10 Tips for an Interview Winning Resume
The following list is intended to provide general guidelines to help you make your résumé more competitive. It is not an exhaustive list, but merely some of the most common areas that do-it-yourself resume writers often overlook.
1. First Impression – Design and Aesthetics
Do: Design it to look like the marketing document that is. Use tasteful color and industry appropriate graphic design. Ensure clean, uncluttered, unique design with proper use of white space.
Don’t: Use a Microsoft Word template. It looks exactly like thousands of other resumes and shows lack of individuality.
2. Format and Presentation of Content
Do: Ensure value proposition is easily noticed in a 10 second visual scan. Strategically minimize problem areas. Limit the length to no more than 2 pages.
Don’t: Draw attention to problem areas by trying to explain them away.
3. Focus on a Specific Position
Do: Target your resume to a particular position and industry. Choose keywords and skills that are specific to the target role.
Don’t: Try to use a “jack-of-all-trades” resume that attempts to target multiple positions (customer service, administrative, and human resources all at once). These rarely get results.
4. Personal Branding
Do: Clearly communicate what you offer that is uniquely you, and support this claim with endorsements and track record specifics.
Don’t: Use a resume that is so generic that it could be used by anyone in that career by just changing names and employment dates.
5. Value Proposition
Do: Include a high-impact Professional Profile that summarizes value to employer and communicates your target position. List specifics like years of experience in field, special certifications and key technical qualifications.
Don’t: Use a cliché “Objective” statement that addresses your needs, not the employer’s.
Do: Ensure results achieved are listed as bulleted action statements that quantify business impact of results. Older Accomplishments can be listed in a separate section at the top so they are noticed quickly.
Don’t: Fail to list any accomplishments at all, bury the best ones on page two, or fail to quantify the results.
Do: Include a brief description of company, “snapshot” of accountabilities, short job description, and key contributions. List experience in reverse chronological order.
Don’t: Include work experience that is irrelevant to target position, or that is more than 15 years old (unless that’s the only experience relevant to your target job).
Do: Include only degrees earned, GPA if higher than 3.0, and major if relevant. Current enrollments may be listed with “candidate” and anticipated graduation date.
Don’t: Draw attention to lack of degree by including high school, or “selected college coursework.” Use professional development section instead (if applicable), or just leave education off altogether.
9. Professional Associations
Do: Describe active involvement in groups related to the company’s industry or your profession.

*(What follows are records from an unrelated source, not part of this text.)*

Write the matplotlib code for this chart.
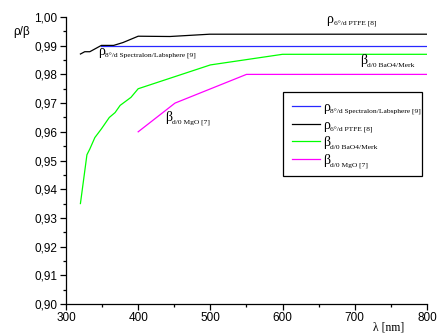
import matplotlib
matplotlib.use("Agg")
import matplotlib.pyplot as plt
from matplotlib.ticker import MultipleLocator, FuncFormatter
from matplotlib.transforms import IdentityTransform

plt.rcParams['font.family'] = ['Liberation Sans', 'DejaVu Sans']

# data
wl_spectralon = [349, 800]
rho_spectralon = [0.990, 0.990]

wl_ptfe = [320, 326, 333, 349, 366, 379, 400, 444, 499, 800]
rho_ptfe = [0.9871, 0.9879, 0.9879, 0.9901, 0.9901, 0.9911, 0.9933, 0.9932, 0.9940, 0.9940]

wl_baso4 = [320, 329, 333, 340, 349, 360, 368, 375, 390, 400, 500, 600, 800]
beta_baso4 = [0.935, 0.952, 0.954, 0.958, 0.961, 0.965, 0.9667, 0.9692, 0.972, 0.975, 0.9833, 0.987, 0.987]

wl_mgo = [400, 451, 550, 800]
beta_mgo = [0.960, 0.970, 0.980, 0.980]

symbols = ['ρ', 'ρ', 'β', 'β']
subs = ['8°/d Spectralon/Labsphere [9]', '6°/d PTFE [8]', 'd/0 BaO4/Merk', 'd/0 MgO [7]']
label_pos = [(344, 0.9868), (661, 0.9979), (707, 0.9836), (437, 0.9638)]

SERIF = 'Liberation Serif'
SYM_SIZE = 10
SUB_SIZE = 5.4

fig = plt.figure(figsize=(4.37, 3.33), dpi=100)
ax = fig.add_axes([0.151, 0.087, 0.826, 0.862])

ax.plot(wl_spectralon, rho_spectralon, color='#2828ff', lw=0.9, label=symbols[0])
ax.plot(wl_ptfe, rho_ptfe, color='black', lw=0.9, label=symbols[1])
ax.plot(wl_baso4, beta_baso4, color='#00ff00', lw=0.9, label=symbols[2])
ax.plot(wl_mgo, beta_mgo, color='#ff00ff', lw=0.9, label=symbols[3])

ax.set_xlim(300, 800)
ax.set_ylim(0.90, 1.00)
ax.xaxis.set_major_locator(MultipleLocator(100))
ax.xaxis.set_minor_locator(MultipleLocator(50))
ax.yaxis.set_major_locator(MultipleLocator(0.01))
ax.yaxis.set_minor_locator(MultipleLocator(0.005))
ax.yaxis.set_major_formatter(FuncFormatter(lambda v, p: f"{v:.2f}".replace('.', ',')))
ax.tick_params(which='major', direction='out', length=4, width=0.9, labelsize=8.5, pad=2)
ax.tick_params(which='minor', direction='out', length=2.5, width=0.9)
for s in ['top', 'right']:
    ax.spines[s].set_visible(False)
for s in ['left', 'bottom']:
    ax.spines[s].set_linewidth(0.9)

# curve labels: big symbol, subscript added later
sym_texts = []
for sym, (x, y) in zip(symbols, label_pos):
    t = ax.text(x, y, sym, fontsize=SYM_SIZE, family=SERIF, va='baseline', ha='left')
    sym_texts.append(t)

leg = ax.legend(loc='upper left', bbox_to_anchor=(0.602, 0.4424, 0.383, 0.2963),
                mode='expand', prop={'family': SERIF, 'size': SYM_SIZE},
                frameon=True, fancybox=False, edgecolor='black', framealpha=1,
                handlelength=2.0, handletextpad=0.2, labelspacing=0.33,
                borderpad=0.65, borderaxespad=0)
leg.get_frame().set_linewidth(0.9)

fig.text(22 / 437, 1 - 32.5 / 333, 'ρ/β', fontsize=8.5, ha='center', va='center')
fig.text(389 / 437, 1 - 328 / 333, 'λ [nm]', fontsize=8.5, ha='center', va='center',
         family=SERIF)

# attach the subscripts next to each symbol
fig.canvas.draw()
renderer = fig.canvas.get_renderer()
for t, sub in zip(sym_texts + list(leg.get_texts()), subs + subs):
    bb = t.get_window_extent(renderer)
    fig.text(bb.x1 + 0.5, bb.y0 + 0.5, sub, fontsize=SUB_SIZE, family=SERIF,
             va='baseline', ha='left', transform=IdentityTransform())

fig.savefig('out.png', dpi=100)
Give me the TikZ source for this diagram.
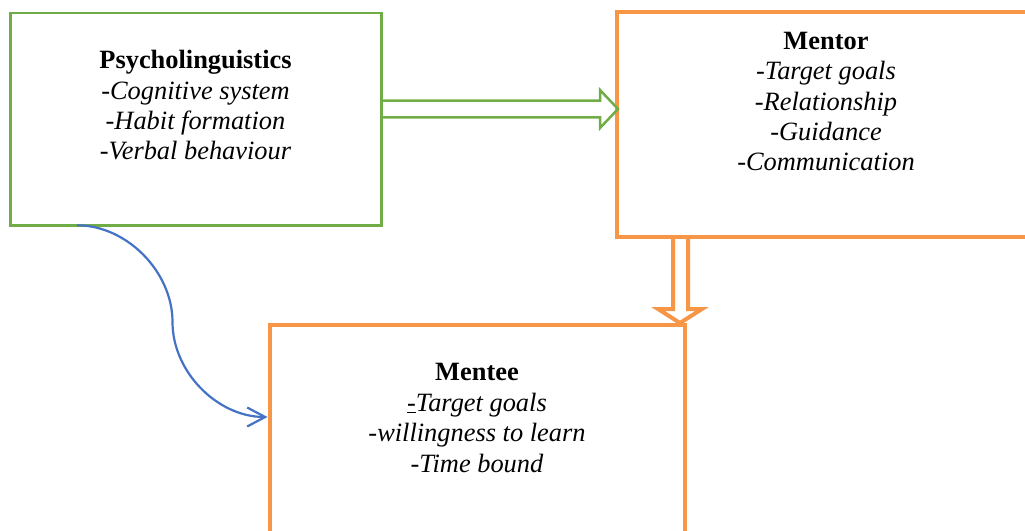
\documentclass[tikz,border=0pt]{standalone}
\usepackage{fontspec}
\setmainfont{Liberation Serif}
\usetikzlibrary{arrows.meta,calc}
\definecolor{boxgreen}{HTML}{70AD47}
\definecolor{boxorange}{HTML}{F79646}
\definecolor{linkblue}{HTML}{4472C4}
\begin{document}
\begin{tikzpicture}[x=1bp,y=-1bp,
  panel/.style={rectangle,inner sep=0pt,outer sep=0pt,anchor=north west},
  greenbox/.style={panel,draw=boxgreen,line width=2.5bp},
  orangebox/.style={panel,draw=boxorange,line width=4bp},
  boxtext/.style={align=center,anchor=base,inner sep=0pt,
    font=\fontsize{26.5}{30.5}\selectfont},
  greenarrow/.style={draw=boxgreen,line width=2.5bp,line join=miter},
  orangearrow/.style={draw=boxorange,line width=4bp,line join=miter},
  link/.style={draw=linkblue,line width=2.2bp,
    -{Straight Barb[length=18bp,width=19bp,line width=2.2bp]}}]
\useasboundingbox (0,0) rectangle (1025,531);
\clip (0,0) rectangle (1025,531);

% the three boxes
\node[greenbox,minimum width=370.8bp,minimum height=212.5bp] (psy) at (10.5,12.8) {};
\node[orangebox,minimum width=430bp,minimum height=225bp] (mentor) at (617,12) {};
\node[orangebox,minimum width=415.5bp,minimum height=240bp] (mentee) at (269.5,325.5) {};

% box contents (base anchor = baseline of the last line)
\node[boxtext] (psytext) at (195.5,160) {\textbf{Psycholinguistics}\\
  \textit{-Cognitive system}\\ \textit{-Habit formation}\\ \textit{-Verbal behaviour}};
\node[boxtext] (mentortext) at (826,171) {\textbf{Mentor}\\
  \textit{-Target goals}\\ \textit{-Relationship}\\ \textit{-Guidance}\\ \textit{-Communication}};
\node[boxtext] (menteetext) at (477,472) {\textbf{Mentee}\\
  \textit{\underline{-}Target goals}\\ \textit{-willingness to learn}\\ \textit{-Time bound}};

% block arrow: psycholinguistics -> mentor
\draw[greenarrow] ($(psy.north east)+(0,87.9)$) -- ++(218.7,0) -- ++(0,-10.7)
  -- ++(18,19) -- ++(-18,19) -- ++(0,-10.7) -- ++(-218.7,0) -- cycle;

% block arrow: mentor -> mentee
\draw[orangearrow] ($(mentor.south west)+(56,0)$) -- ++(0,72) -- ++(-15,0)
  -- ++(22,14) -- ++(22,-14) -- ++(-14,0) -- ++(0,-72);

% curved link: psycholinguistics -> mentee
\coordinate (linkstart) at ($(psy.south west)+(66.5,0)$);
\coordinate (bend) at (172.5,322);
\coordinate (linkend) at ($(mentee.north west)+(-2,91.5)$);
\draw[link] (linkstart) .. controls +(50,0) and +(0,-50) .. (bend)
  .. controls +(0,50) and +(-50,0) .. (linkend);
\end{tikzpicture}
\end{document}
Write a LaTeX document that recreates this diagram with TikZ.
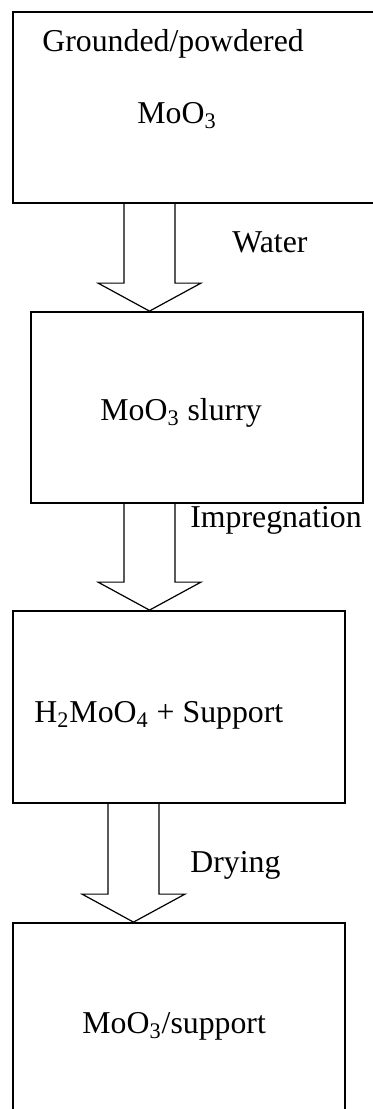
\documentclass[tikz,border=0pt]{standalone}
\usepackage{fontspec}
\setmainfont{Liberation Serif}
\usetikzlibrary{calc}
\begin{document}
\begin{tikzpicture}[x=0.5pt,y=-0.5pt,
  box/.style={draw,line width=0.9pt,minimum width=#1,inner sep=0pt},
  lbl/.style={anchor=base west,inner sep=0pt,font=\fontsize{15.9}{18}\selectfont},
  blk/.style={draw,line width=0.6pt,line join=miter}]
\useasboundingbox (0,0) rectangle (373,1109);
\clip (0,0) rectangle (373,1109);
\fill[white] (0,0) rectangle (373,1109);

% process boxes
\node[box=191pt,minimum height=95.5pt] (b1) at (204,107.5) {};
\node[box=166pt,minimum height=95.5pt] (b2) at (197,407.5) {};
\node[box=166pt,minimum height=96pt]   (b3) at (179,707) {};
\node[box=166pt,minimum height=101pt]  (b4) at (179,1024) {};

% box texts
\node[lbl] (t1a) at (42,51) {Grounded/powdered};
\node[lbl] (t1b) at (137,123) {MoO\textsubscript{3}};
\node[lbl] (t2) at (100,420) {MoO\textsubscript{3} slurry};
\node[lbl] (t3) at (34,722) {H\textsubscript{2}MoO\textsubscript{4} + Support};
\node[lbl] (t4) at (82,1033) {MoO\textsubscript{3}/support};

% step labels
\node[lbl] (s1) at (232,252) {Water};
\node[lbl] (s2) at (190,527) {Impregnation};
\node[lbl] (s3) at (190,872) {Drying};

% hollow block arrows between the boxes
\newcommand\blockarrow[2]{%
  \draw[blk] ($(#1)+(-25.5,0)$) -- ($(#2)+(-25.5,-28)$) -- ($(#2)+(-51.5,-28)$)
    -- (#2) -- ($(#2)+(51.5,-28)$) -- ($(#2)+(25.5,-28)$) -- ($(#1)+(25.5,0)$);}
\coordinate (a1s) at (149.5,0 |- b1.south);
\coordinate (a1e) at (149.5,0 |- b2.north);
\coordinate (a2s) at (149.5,0 |- b2.south);
\coordinate (a2e) at (149.5,0 |- b3.north);
\coordinate (a3s) at (133.5,0 |- b3.south);
\coordinate (a3e) at (133.5,0 |- b4.north);
\blockarrow{a1s}{a1e}
\blockarrow{a2s}{a2e}
\blockarrow{a3s}{a3e}
\end{tikzpicture}
\end{document}
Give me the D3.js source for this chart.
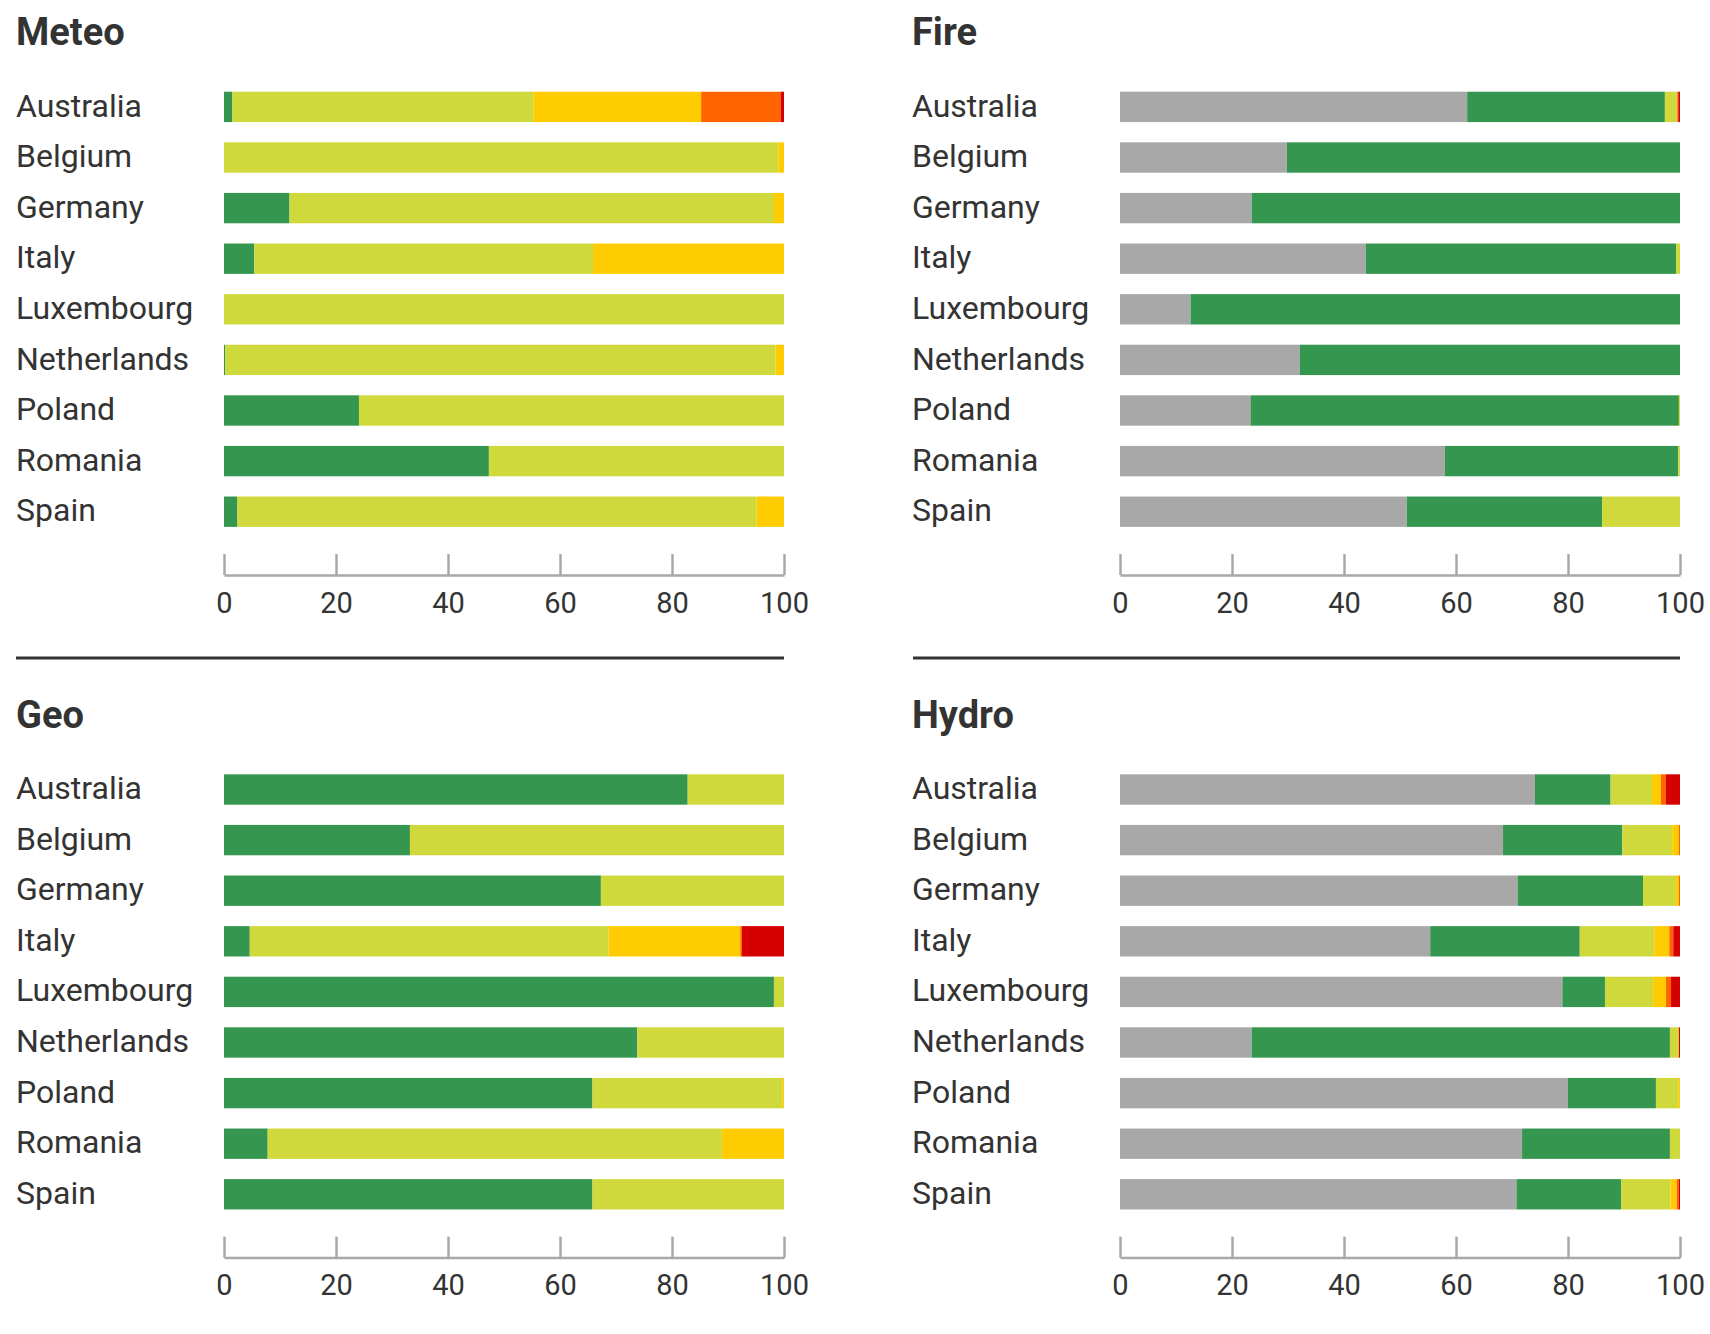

Board membership and conference speaking engagements show a level of thought leadership and volunteerism that is valuable.
Don’t: Include membership in irrelevant groups that draw attention to political, religious, or other protected affiliations that are irrelevant to target job.
Do: Ensure your resume is 100% free of grammar, spelling and typing errors, and formatting inconsistencies.
Don’t: Neglect to have a second pair of eyes review it. There are things that a word processor’s spelling and grammar checker will miss, such as misuse of words. Ask an educated friend, colleague, or professional resume writer to review it.
How does your resume hold up to these standards?
Are there any points here you’ve never heard before?